En la radiante mañana de
febrero, los jardines del Alcázar de los Reyes Cristianos de Córdoba es un lugar
suspendido en el tiempo. El sol y el cielo se imprimen como un lacado de azul y
oro en las almenas, los naranjos, los estanques. Todo estaría inmóvil de no ser
por los finos chorros de agua que trazan sus arcos de gotas brillantes como
gemas. Hay un rumor de pájaros, de fuentes, de las conversaciones amortiguadas
de los visitantes.
En un lateral del paseo
principal hay un estanque con un mosaico moderno de animales marinos. Su extremo
va a dar con un muro de sillares de piedra custodiado por viejos cipreses podados
para hacerlos parecer densas columnas vegetales. Hay que observar un
momento para distinguir un extenso texto en letras mayúsculas grabado en la
piedra:
En
tierras tartesas hay una casa celebérrima allá donde la Córdoba vienta
[ventosa] se mira en el plácido [río]; en medio y abarcando toda la morada, se
alza el plátano de César de espesa cabellera, que la diestra feliz del huésped
invicto plantó, comenzando su tronco a crecer desde su mano. ¡Oh, árbol del
gran César! ¡Oh, amado de los dioses! No temas el hierro ni el fuego sacrílego.
Marcial.
Se trata, ni más ni menos, del
epigrama que el gran poeta calagurritano Marcial escribió para celebrar el
plátano de César, el gran árbol de sombra que, según la leyenda, fue plantado
por el romano para conmemorar sus triunfos militares.

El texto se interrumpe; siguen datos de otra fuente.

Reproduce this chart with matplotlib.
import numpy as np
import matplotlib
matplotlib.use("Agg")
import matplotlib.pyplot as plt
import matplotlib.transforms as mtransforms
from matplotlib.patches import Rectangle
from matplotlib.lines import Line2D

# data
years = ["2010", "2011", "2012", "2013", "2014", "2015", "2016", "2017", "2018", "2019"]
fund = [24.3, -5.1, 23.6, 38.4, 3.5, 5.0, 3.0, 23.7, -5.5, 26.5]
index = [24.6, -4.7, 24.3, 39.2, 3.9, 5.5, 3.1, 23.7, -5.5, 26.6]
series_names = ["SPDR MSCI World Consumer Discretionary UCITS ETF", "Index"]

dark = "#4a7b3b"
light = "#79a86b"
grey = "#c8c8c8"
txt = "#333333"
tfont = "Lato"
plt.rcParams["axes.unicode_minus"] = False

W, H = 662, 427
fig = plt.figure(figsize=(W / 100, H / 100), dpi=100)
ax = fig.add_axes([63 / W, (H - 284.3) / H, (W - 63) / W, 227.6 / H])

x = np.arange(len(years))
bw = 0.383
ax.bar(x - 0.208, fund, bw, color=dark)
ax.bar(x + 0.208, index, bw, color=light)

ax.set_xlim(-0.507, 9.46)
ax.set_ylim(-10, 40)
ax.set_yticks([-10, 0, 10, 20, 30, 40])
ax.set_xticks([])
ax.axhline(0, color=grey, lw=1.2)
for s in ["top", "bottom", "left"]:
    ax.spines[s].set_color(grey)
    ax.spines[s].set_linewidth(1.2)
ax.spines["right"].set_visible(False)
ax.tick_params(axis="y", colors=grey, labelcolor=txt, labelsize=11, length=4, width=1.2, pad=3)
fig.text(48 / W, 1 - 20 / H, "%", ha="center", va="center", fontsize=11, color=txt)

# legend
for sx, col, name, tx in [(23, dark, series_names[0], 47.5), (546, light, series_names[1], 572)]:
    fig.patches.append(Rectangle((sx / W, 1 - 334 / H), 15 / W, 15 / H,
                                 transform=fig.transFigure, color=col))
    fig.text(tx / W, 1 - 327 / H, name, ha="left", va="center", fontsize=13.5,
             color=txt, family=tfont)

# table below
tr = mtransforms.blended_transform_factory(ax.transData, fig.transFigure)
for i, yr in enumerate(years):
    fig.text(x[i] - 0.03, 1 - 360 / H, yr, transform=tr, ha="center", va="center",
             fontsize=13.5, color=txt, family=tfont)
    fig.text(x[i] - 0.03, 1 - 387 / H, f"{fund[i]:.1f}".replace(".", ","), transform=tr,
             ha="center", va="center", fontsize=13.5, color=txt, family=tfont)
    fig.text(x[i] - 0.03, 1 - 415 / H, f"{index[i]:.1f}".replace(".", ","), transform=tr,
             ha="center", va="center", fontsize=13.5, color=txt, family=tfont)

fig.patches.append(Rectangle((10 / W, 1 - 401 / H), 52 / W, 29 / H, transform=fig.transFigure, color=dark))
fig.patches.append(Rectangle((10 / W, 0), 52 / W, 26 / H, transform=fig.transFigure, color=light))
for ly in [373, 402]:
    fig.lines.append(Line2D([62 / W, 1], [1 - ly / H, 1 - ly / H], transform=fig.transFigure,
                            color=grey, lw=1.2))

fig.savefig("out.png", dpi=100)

Frente a mí se alza ahora el
que alguna guía turística, arrebatada por el entusiasmo, identifica con el
mismísimo árbol plantado por el romano. Es un hermoso ejemplar, desde luego,
pero queda muy lejos de alcanzar la condición heroica de bimilenario. No
importa, no seamos aguafiestas. A mí, al menos, me importa que haya habido una
secuencia de munícipes y jardineros soñadores que hayan traído hasta nosotros
este monumento al ilustre Julio César, pero no en forma de estatua de mármol,
sino de nudoso y anciano plátano de sombra, como una forma de memoria viva,
como un testimonio que se renueva cada año.